Three men were charged with the 2001 murder of Boulis:
- Anthony "Little Tony" Ferrari was arrested at his North Miami Beach home on September 25, 2005.
- James "Pudgy" Fiorillo, was arrested on September 26, 2005, in Palm Coast.
- Anthony "Big Tony" Moscatiello was arrested at his Howard Beach home in New York on September 26, 2005.

Moscatiello and Ferrari were charged with first-degree murder, conspiracy to commit murder, and solicitation to commit murder. Fiorillo was charged with first-degree murder and conspiracy to commit murder.

It was alleged that Kidan hired Anthony Moscatiello as a business advisor (despite a previous indictment as former bookkeeper for the Gambino crime family), paying him $145,000 through SunCruz for services that were allegedly never rendered. Ferrari also received $95,000 from SunCruz as payment for security services, in addition to further sums in casino chips.

In May 2006, Kidan told authorities that Moscatiello and Ferrari confided in him that another Gotti associate, John Gurino, killed Boulis. Gurino himself was killed in October 2003 by a deli owner in a separate incident. At the time, Gurino was not a part of the Boulis investigation.
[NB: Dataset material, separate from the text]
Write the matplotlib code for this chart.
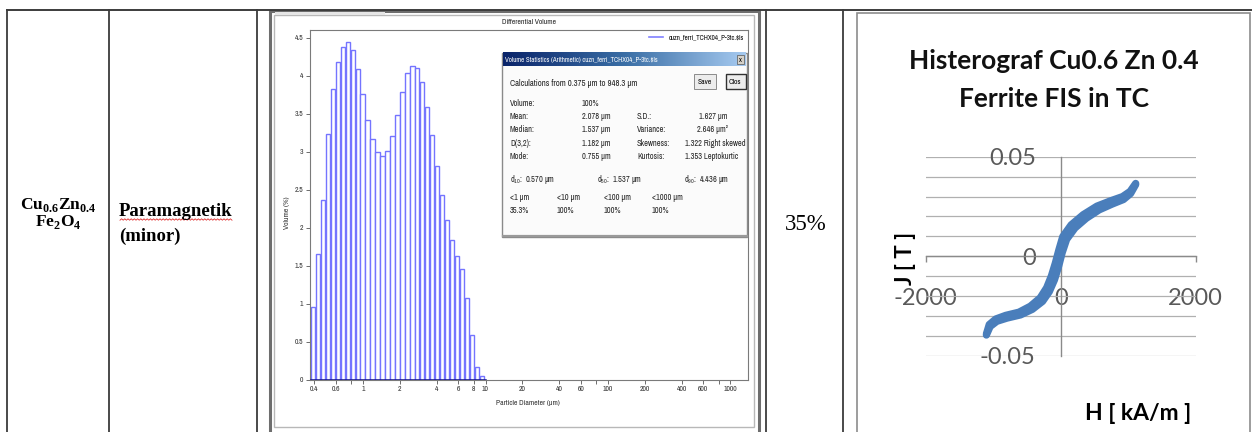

Ferrari, Fiorillo, and Moscatiello were held at the Broward County Jail. After numerous trial delays, Fiorillo pleaded guilty to conspiracy in 2012, and Ferrari was convicted of first-degree murder and sentenced to life in prison without the possibility of parole. On July 1, 2015, Moscatiello was convicted of first-degree murder and conspiracy to commit murder. He was sentenced to life in prison following the sentencing recommendation of the jury that convicted him.